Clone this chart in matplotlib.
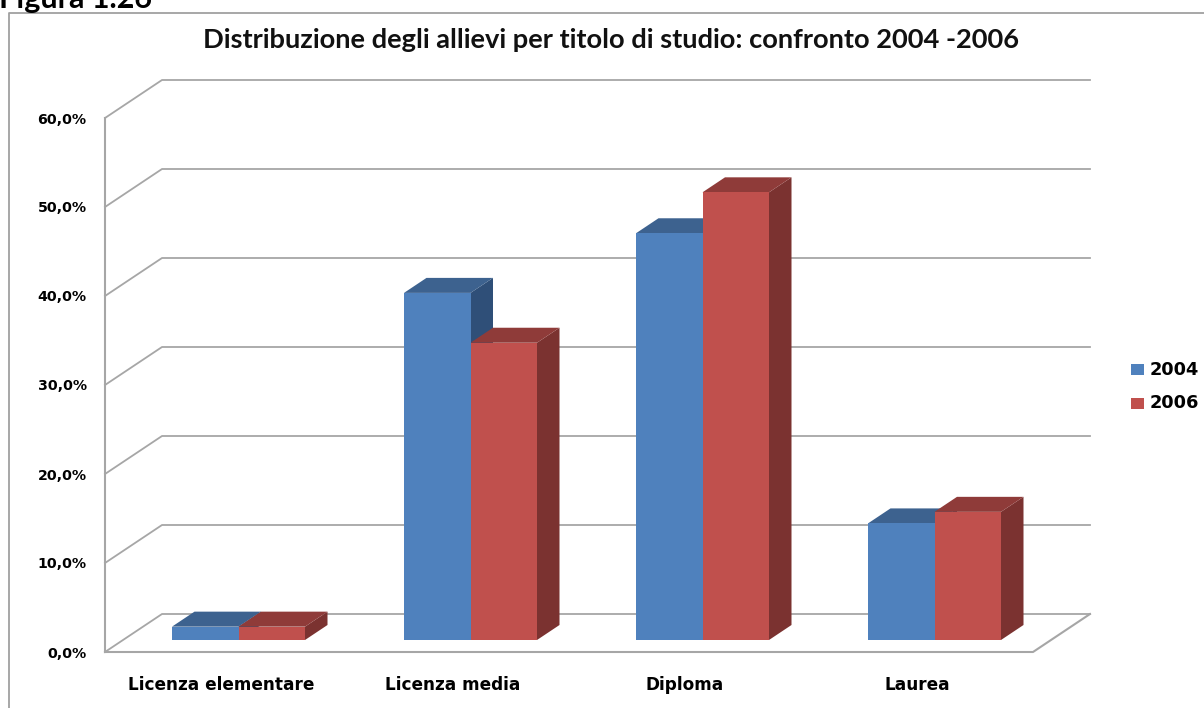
import matplotlib
matplotlib.use('Agg')
import matplotlib.pyplot as plt
from matplotlib.patches import Polygon, Rectangle

categories = ['Licenza elementare', 'Licenza media', 'Diploma', 'Laurea']
val_2004 = [1.5, 39.0, 45.7, 13.1]
val_2006 = [1.5, 33.4, 50.3, 14.4]
yticks = [0, 10, 20, 30, 40, 50, 60]
ylabels = ['0,0%', '10,0%', '20,0%', '30,0%', '40,0%', '50,0%', '60,0%']
title = 'Distribuzione degli allievi per titolo di studio: confronto 2004 -2006'

W, H = 1204, 708
fig = plt.figure(figsize=(W/100, H/100), dpi=100)

# front plane of the fake 3d box, in pixels
left, right, bottom, top = 105, 1033, 652, 118
ax = fig.add_axes([left/W, 1-bottom/H, (right-left)/W, (bottom-top)/H])
ax.set_xlim(0, 4)
ax.set_ylim(0, 60)
for s in ax.spines.values():
    s.set_visible(False)
ax.patch.set_alpha(0)

# pixel -> data helpers for the oblique offsets
px = 4/(right-left)
py = 60/(bottom-top)
wall_dx, wall_dy = 57*px, 38*py
shift_dx, shift_dy = 17.5*px, 12*py
bar_dx, bar_dy = 22.5*px, 15*py
bar_w = 66.5*px

grid = '#a6a6a6'
for t in yticks:
    ax.plot([0, wall_dx, 4+wall_dx], [t, t+wall_dy, t+wall_dy], color=grid, lw=1.3, clip_on=False, zorder=1)
ax.plot([0, 0], [0, 60], color=grid, lw=1.5, clip_on=False, zorder=1)
ax.plot([0, 4, 4+wall_dx], [0, 0, wall_dy], color=grid, lw=1.5, clip_on=False, zorder=1)


def bar3d(x0, v, front, side, topc):
    x0 = x0+shift_dx
    x1 = x0+bar_w
    y0 = shift_dy
    y1 = v+shift_dy
    ax.add_patch(Polygon([(x1, y0), (x1+bar_dx, y0+bar_dy), (x1+bar_dx, y1+bar_dy), (x1, y1)],
                         fc=side, ec='none', clip_on=False, zorder=3))
    ax.add_patch(Polygon([(x0, y1), (x0+bar_dx, y1+bar_dy), (x1+bar_dx, y1+bar_dy), (x1, y1)],
                         fc=topc, ec='none', clip_on=False, zorder=3))
    ax.add_patch(Polygon([(x0, y0), (x1, y0), (x1, y1), (x0, y1)],
                         fc=front, ec='none', clip_on=False, zorder=4))


for i in range(len(categories)):
    c = i+0.5
    bar3d(c-bar_w, val_2004[i], '#4f81bd', '#2f4f78', '#3d628f')
    bar3d(c, val_2006[i], '#c0504d', '#7b3230', '#8f3b39')

ax.set_xticks([i+0.5 for i in range(4)])
ax.set_xticklabels(categories, fontsize=12.2, fontweight='bold', fontfamily='DejaVu Sans')
ax.set_yticks(yticks)
ax.set_yticklabels(ylabels, fontsize=10.2, fontweight='bold', fontfamily='DejaVu Sans')
ax.tick_params(length=0)
ax.tick_params(axis='x', pad=17.5)
ax.tick_params(axis='y', pad=13.2)

fig.text(611/W, 1-40/H, title, ha='center', va='center', fontsize=19.6, fontweight='bold',
         family='Lato', color='#111111')
fig.text(-1/W, 1-8/H, 'Figura 1.26', ha='left', va='baseline', fontsize=22, fontweight='bold',
         family='Lato', color='black')

# legend, hand placed like the original
for lab, col, yy in [('2004', '#4f81bd', 370), ('2006', '#c0504d', 403)]:
    fig.add_artist(Rectangle((1131/W, 1-(yy+5.5)/H), 13/W, 11/H, transform=fig.transFigure, fc=col, ec='none'))
    fig.text(1150/W, 1-yy/H, lab, ha='left', va='center', fontsize=12.8, fontweight='bold', family='DejaVu Sans')

# outer chart border
fig.add_artist(plt.Line2D([9/W, 9/W, 1], [0, 1-13/H, 1-13/H], color='#a0a0a0', lw=1.3))

fig.savefig('out.png', dpi=100)
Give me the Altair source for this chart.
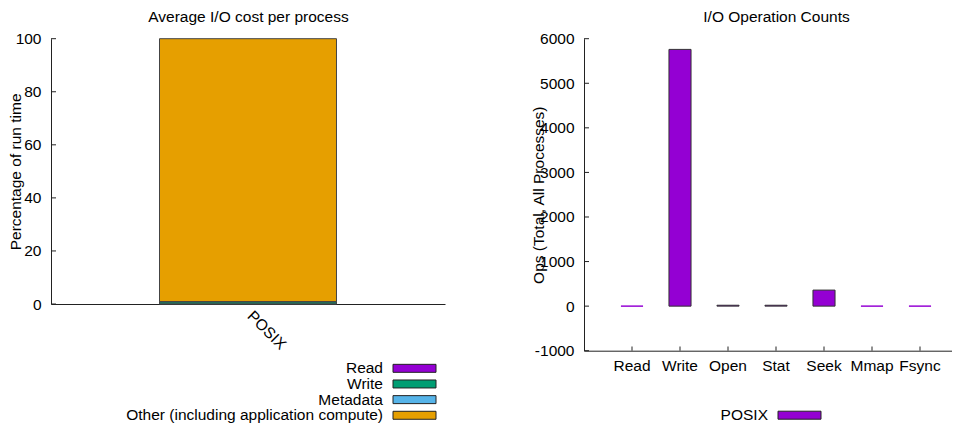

WHAT TO WORK ON:
Restate each line from the start of the listing through the line bearing "ax.patch.set_alpha(0)" word for word. Drop the pictures.

SOLUTION:
Clone this chart in matplotlib.
import matplotlib
matplotlib.use('Agg')
import matplotlib.pyplot as plt
from matplotlib.patches import Polygon, Rectangle

categories = ['Licenza elementare', 'Licenza media', 'Diploma', 'Laurea']
val_2004 = [1.5, 39.0, 45.7, 13.1]
val_2006 = [1.5, 33.4, 50.3, 14.4]
yticks = [0, 10, 20, 30, 40, 50, 60]
ylabels = ['0,0%', '10,0%', '20,0%', '30,0%', '40,0%', '50,0%', '60,0%']
title = 'Distribuzione degli allievi per titolo di studio: confronto 2004 -2006'

W, H = 1204, 708
fig = plt.figure(figsize=(W/100, H/100), dpi=100)

# front plane of the fake 3d box, in pixels
left, right, bottom, top = 105, 1033, 652, 118
ax = fig.add_axes([left/W, 1-bottom/H, (right-left)/W, (bottom-top)/H])
ax.set_xlim(0, 4)
ax.set_ylim(0, 60)
for s in ax.spines.values():
    s.set_visible(False)
ax.patch.set_alpha(0)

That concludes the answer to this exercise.